The Hasidic Scandal's First Suicide
May 16, 2016
Last week’s suicide of an NYPD inspector has added a new and heartbreaking dimension to the burgeoning police scandal that appears to focus on two Orthodox Jewish businessmen linked to Mayor Bill de Blasio.
Inspector Michael Ameri, the commanding officer of the Highway Division, shot himself in the head in his unmarked police vehicle Friday near the Bergen Point Golf course in West Babylon, Long Island after reportedly having been questioned by the FBI.
The feds reportedly were also reviewing the escort logs of the Highway Unit, which Ameri had headed since 2014. Police sources say the logs include, among other things, records of escorting the relatives of recently deceased Hasidics to the nightly 10:30 El Al Airline flight to Tel Aviv after the bodies have been cleared by the medical examiner so they can be quickly buried, as Jewish law prescribes
As far as we know, no criminal charges were pending against Ameri, who had also headed the 78th Precinct near where de Blasio lived.

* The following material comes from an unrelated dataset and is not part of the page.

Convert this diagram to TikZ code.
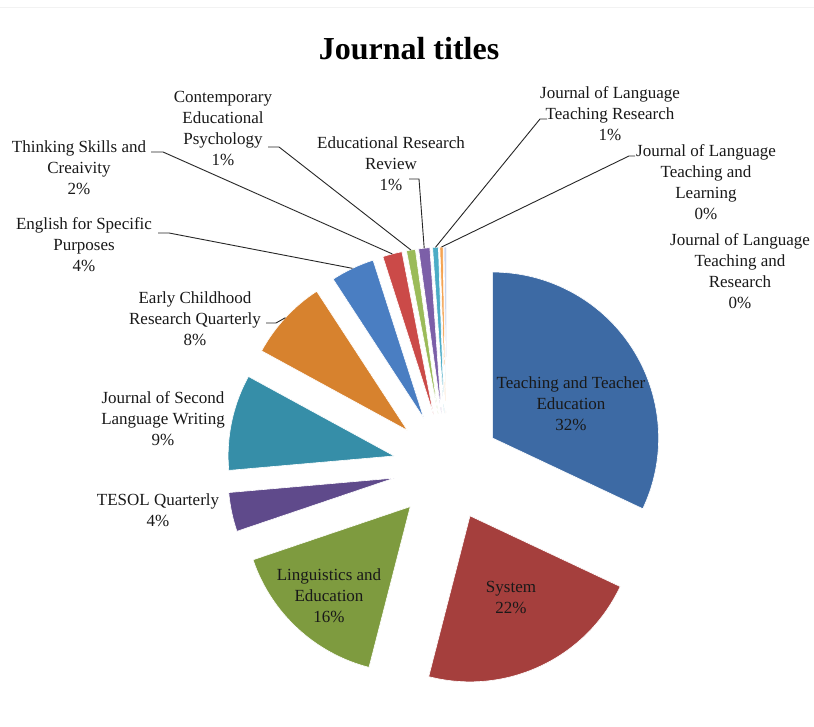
\documentclass[tikz,border=0pt]{standalone}
\usepackage{fontspec}
\setmainfont{Liberation Serif}
\definecolor{c1}{HTML}{3D6AA4}
\definecolor{c2}{HTML}{A53F3D}
\definecolor{c3}{HTML}{7E9B3F}
\definecolor{c4}{HTML}{5F4A8B}
\definecolor{c5}{HTML}{368EA8}
\definecolor{c6}{HTML}{D7822E}
\definecolor{c7}{HTML}{4A7EC2}
\definecolor{c8}{HTML}{CB4A48}
\definecolor{c9}{HTML}{9BBB59}
\definecolor{c10}{HTML}{7C5FA8}
\definecolor{c11}{HTML}{4BACC6}
\definecolor{c12}{HTML}{F5A352}
\definecolor{c13}{HTML}{C9D3EC}
\newcommand{\myslice}[4]{%
  \pgfmathsetmacro\slbis{(#2+#3)/2}%
  \path (C) ++(\slbis:54) coordinate (v#1) ++(\slbis:166) coordinate (m#1);
  \fill[#4, draw=white, line width=0.6pt] (v#1) -- ++(#2:166) arc[start angle=#2, end angle=#3, radius=166] -- cycle;
}
\begin{document}
\begin{tikzpicture}[x=1pt,y=1pt,
  lbl/.style={align=center, font=\fontsize{17}{21}\selectfont, inner sep=0pt, text=black!90},
  lead/.style={draw=black!85, line width=0.9pt}]
\useasboundingbox (0,0) rectangle (814,727);
\fill[white] (0,0) rectangle (814,727);
\draw[black!5, line width=1pt] (0,719) -- (814,719);
\coordinate (C) at (447,260);
\myslice{1}{-25.2}{90}{c1}
\myslice{2}{-104.4}{-25.2}{c2}
\myslice{3}{-161.3}{-104.4}{c3}
\myslice{4}{-175}{-161.3}{c4}
\myslice{5}{151.4}{185}{c5}
\myslice{6}{123.1}{151.4}{c6}
\myslice{7}{107.8}{123.1}{c7}
\myslice{8}{101.0}{107.8}{c8}
\myslice{9}{97.9}{101.0}{c9}
\myslice{10}{94.0}{97.9}{c10}
\myslice{11}{92.0}{94.0}{c11}
\myslice{12}{90.9}{92.0}{c12}
\myslice{13}{90.0}{90.9}{c13}

\node[font=\bfseries\fontsize{32}{38}\selectfont, inner sep=0pt] (title) at (409,678) {Journal titles};

\node[lbl] (tte) at (571,323) {Teaching and Teacher\\Education\\32\%};
\node[lbl] (sys) at (511,129.5) {System\\22\%};
\node[lbl] (lae) at (329,131) {Linguistics and\\Education\\16\%};
\node[lbl] (tesol) at (158,216.5) {TESOL Quarterly\\4\%};
\node[lbl] (jslw) at (163,308) {Journal of Second\\Language Writing\\9\%};
\node[lbl] (ecrq) at (195,408) {Early Childhood\\Research Quarterly\\8\%};
\node[lbl] (esp) at (84,482) {English for Specific\\Purposes\\4\%};
\node[lbl] (tsc) at (79,559.5) {Thinking Skills and\\Creaivity\\2\%};
\node[lbl] (cep) at (223,599) {Contemporary\\Educational\\Psychology\\1\%};
\node[lbl] (err) at (391,563.5) {Educational Research\\Review\\1\%};
\node[lbl] (jltres) at (610,613) {Journal of Language\\Teaching Research\\1\%};
\node[lbl] (jltl) at (706,545) {Journal of Language\\Teaching and\\Learning\\0\%};
\node[lbl] (jltr) at (740,456) {Journal of Language\\Teaching and\\Research\\0\%};

\coordinate (s6) at (266,404);
\coordinate (s7) at (158,494);
\coordinate (s8) at (151,575);
\coordinate (s9) at (268,580);
\coordinate (s10) at (409,548);
\coordinate (s11) at (547,608);
\coordinate (s12) at (635,571);
\draw[lead] (s6) -- ++(10,0) -- (m6);
\draw[lead] (s7) -- ++(11,0) -- (m7);
\draw[lead] (s8) -- ++(12,0) -- (m8);
\draw[lead] (s9) -- ++(11,0) -- (m9);
\draw[lead] (s10) -- ++(10,0) -- (m10);
\draw[lead] (s11) -- ++(-7,0) -- (m11);
\draw[lead] (s12) -- ++(-6,0) -- (m12);
\end{tikzpicture}
\end{document}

Nor had he been transferred or placed on modified assignment as were nine other chiefs and inspectors.
Roy Richter, the head of the captains union, of which Ameri was a board member, said he had spoken with Ameri on Thursday to assure him that the sudden retirement of a lieutenant under him did not reflect negatively on Ameri.
So why would Ameri kill himself?
“Here’s a guy who was respected by his colleagues,” said a former top police official, “who knew the mayor and escorted the Pope when he visited the city last fall. But in his own eyes, he had failed the department. The shame becomes unbearable.”
Said a chief who has also been implicated in the scandal: “When you sit around, your mind takes over. It beats you up. In his mind he [Ameri] saw a mouse and thought it was a bear.”
Said Richter: “You wake up at 3 a.m. and delve into every nanosecond of your past experience that has been called into question.”
For Ameri, this may have included his appearance at a Purim party in the spring of 2014 at the home of Jeremy Reichberg, one of the Hasidics on whom the feds are focusing. Two others implicated in the scandal, Deputy Inspector James Grant and Deputy Chief Michael Harrington, also attended, along with a Deputy Commissioner, police sources say.
We’ve been down this road before. In 2008, Lieutenant Michael Pigott made a tactical misjudgment. Pigott ordered an officer to Taser a naked and emotionally disturbed man, perched on a second-floor ledge of his Brooklyn building, who was menacing the cop trying to rescue him. The man fell head first on to the pavement and died.